AIM OF THE TASK | Count every line where "this" shows up, and give that number only.

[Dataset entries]
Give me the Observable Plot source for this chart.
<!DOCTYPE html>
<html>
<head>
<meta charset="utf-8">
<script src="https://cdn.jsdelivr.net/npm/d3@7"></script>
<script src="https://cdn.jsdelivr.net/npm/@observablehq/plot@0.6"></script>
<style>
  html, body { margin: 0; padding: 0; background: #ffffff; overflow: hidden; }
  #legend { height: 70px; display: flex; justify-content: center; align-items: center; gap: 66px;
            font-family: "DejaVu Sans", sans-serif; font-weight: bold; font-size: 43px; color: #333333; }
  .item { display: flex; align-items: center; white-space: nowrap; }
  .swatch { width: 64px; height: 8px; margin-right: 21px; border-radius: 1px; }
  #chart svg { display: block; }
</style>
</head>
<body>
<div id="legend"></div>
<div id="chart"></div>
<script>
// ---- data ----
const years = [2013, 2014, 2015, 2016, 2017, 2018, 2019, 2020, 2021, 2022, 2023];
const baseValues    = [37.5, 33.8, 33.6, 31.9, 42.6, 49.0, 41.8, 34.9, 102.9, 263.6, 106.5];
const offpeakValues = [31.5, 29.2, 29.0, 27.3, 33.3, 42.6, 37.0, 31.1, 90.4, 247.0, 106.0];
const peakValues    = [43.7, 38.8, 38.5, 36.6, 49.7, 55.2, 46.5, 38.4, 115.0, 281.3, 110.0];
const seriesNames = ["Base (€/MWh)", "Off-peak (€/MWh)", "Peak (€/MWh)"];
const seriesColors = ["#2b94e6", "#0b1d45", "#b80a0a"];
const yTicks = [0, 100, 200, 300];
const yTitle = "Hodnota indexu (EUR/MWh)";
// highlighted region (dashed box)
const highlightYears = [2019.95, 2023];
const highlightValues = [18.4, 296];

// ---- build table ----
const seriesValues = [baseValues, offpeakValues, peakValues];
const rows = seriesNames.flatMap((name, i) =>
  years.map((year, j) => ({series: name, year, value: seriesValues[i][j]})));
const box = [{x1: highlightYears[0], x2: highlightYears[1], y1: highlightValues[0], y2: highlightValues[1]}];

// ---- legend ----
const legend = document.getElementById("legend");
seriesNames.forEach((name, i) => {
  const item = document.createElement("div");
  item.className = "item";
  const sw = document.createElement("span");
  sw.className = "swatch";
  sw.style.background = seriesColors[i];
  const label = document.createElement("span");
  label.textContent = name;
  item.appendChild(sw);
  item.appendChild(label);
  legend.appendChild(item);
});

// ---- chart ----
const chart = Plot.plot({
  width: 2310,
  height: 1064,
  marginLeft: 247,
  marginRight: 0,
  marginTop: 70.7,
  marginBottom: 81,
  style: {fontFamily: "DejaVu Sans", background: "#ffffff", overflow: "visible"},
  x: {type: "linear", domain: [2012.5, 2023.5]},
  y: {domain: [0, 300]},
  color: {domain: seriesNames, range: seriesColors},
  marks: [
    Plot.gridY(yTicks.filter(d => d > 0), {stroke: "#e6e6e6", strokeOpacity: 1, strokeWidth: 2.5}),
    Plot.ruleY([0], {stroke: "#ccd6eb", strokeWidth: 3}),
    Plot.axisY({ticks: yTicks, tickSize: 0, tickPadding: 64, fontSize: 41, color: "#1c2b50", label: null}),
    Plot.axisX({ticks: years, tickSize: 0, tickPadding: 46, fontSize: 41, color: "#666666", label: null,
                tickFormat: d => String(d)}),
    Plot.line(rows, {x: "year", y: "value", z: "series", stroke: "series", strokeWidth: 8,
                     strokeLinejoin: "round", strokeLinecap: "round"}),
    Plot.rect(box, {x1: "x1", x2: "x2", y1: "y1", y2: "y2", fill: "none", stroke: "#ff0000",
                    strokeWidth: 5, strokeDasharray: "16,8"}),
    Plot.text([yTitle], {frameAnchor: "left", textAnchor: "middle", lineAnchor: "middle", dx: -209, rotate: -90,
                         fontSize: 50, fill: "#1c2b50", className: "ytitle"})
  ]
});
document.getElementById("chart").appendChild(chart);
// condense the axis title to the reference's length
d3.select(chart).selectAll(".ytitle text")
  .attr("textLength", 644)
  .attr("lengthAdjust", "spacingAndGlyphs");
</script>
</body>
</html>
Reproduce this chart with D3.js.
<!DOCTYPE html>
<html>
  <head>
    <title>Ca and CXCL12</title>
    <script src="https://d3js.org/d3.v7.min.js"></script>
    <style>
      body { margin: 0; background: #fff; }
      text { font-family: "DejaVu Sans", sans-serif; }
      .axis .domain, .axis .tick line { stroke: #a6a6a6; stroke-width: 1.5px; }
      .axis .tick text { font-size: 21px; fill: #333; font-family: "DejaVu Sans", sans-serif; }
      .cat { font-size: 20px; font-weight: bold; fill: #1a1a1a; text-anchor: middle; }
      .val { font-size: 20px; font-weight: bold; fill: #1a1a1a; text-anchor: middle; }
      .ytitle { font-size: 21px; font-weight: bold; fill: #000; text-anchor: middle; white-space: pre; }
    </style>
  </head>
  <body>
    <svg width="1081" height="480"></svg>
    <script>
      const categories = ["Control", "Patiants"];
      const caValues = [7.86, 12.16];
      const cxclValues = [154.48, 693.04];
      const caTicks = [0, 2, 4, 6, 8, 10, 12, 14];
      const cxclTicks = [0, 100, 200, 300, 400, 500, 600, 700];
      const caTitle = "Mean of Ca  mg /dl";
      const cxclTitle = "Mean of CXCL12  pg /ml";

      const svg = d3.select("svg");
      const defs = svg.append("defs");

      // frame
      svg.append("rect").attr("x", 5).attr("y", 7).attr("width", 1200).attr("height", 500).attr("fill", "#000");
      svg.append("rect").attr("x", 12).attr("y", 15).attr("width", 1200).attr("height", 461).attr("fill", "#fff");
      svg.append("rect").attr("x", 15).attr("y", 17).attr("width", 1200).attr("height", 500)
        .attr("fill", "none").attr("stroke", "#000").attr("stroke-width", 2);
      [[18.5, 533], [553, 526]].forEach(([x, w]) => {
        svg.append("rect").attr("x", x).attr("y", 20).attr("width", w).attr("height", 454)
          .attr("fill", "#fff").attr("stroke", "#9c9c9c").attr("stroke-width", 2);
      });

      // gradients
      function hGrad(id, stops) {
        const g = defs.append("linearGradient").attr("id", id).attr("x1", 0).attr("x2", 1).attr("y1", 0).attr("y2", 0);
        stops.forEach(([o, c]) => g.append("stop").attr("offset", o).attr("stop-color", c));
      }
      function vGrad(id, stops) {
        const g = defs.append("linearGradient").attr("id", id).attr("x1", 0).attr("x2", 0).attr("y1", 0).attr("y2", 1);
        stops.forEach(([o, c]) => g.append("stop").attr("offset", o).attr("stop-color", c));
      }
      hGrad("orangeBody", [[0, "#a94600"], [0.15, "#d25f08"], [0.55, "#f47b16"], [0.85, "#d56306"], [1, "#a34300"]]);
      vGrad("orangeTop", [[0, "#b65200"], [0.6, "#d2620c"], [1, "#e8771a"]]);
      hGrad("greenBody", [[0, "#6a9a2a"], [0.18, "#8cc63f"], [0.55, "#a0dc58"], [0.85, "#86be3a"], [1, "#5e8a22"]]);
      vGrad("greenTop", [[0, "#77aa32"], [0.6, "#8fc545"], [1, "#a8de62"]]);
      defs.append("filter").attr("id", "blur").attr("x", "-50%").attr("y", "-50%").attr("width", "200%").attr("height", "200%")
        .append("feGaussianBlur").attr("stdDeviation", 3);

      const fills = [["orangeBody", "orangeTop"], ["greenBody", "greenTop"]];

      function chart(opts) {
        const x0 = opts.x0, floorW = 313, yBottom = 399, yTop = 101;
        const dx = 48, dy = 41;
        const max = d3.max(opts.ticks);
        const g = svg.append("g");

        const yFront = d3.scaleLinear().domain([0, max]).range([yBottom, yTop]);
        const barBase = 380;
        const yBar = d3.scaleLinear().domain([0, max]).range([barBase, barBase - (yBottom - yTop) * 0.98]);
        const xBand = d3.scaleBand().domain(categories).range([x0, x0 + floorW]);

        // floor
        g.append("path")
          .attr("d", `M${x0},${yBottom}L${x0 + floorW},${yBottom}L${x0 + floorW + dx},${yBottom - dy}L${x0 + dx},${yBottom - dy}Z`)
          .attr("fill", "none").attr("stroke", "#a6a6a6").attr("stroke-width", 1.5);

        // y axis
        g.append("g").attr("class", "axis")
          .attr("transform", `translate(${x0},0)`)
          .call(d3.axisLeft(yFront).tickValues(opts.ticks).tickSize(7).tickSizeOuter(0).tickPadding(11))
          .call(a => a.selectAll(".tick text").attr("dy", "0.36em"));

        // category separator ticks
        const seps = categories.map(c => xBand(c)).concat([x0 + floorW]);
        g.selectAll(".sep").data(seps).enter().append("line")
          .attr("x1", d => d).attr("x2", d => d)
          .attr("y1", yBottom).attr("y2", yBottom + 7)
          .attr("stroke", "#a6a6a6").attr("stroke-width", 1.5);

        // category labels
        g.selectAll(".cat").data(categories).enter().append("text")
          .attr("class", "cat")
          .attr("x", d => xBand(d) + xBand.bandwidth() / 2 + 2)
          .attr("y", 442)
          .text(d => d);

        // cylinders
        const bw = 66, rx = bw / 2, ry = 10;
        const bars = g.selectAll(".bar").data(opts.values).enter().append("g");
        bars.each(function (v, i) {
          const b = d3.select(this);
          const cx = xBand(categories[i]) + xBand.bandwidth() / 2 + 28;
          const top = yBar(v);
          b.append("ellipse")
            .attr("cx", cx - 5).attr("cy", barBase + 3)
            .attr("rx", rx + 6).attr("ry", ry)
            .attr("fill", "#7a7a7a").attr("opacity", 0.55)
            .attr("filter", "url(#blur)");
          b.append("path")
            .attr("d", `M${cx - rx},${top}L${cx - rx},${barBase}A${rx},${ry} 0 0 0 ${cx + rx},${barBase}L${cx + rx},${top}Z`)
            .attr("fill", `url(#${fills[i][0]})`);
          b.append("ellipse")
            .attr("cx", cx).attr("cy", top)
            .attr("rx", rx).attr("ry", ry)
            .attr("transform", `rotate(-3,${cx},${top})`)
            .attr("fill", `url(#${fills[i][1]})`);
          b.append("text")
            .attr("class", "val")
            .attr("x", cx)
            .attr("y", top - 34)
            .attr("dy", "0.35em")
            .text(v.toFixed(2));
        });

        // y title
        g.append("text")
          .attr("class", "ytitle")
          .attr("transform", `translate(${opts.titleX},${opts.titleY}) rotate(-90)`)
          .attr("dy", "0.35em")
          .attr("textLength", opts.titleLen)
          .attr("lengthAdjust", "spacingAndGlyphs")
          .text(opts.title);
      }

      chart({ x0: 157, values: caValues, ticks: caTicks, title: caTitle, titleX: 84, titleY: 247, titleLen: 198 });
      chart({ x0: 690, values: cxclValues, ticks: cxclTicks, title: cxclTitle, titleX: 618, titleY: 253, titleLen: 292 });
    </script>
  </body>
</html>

TASK RESULT | 3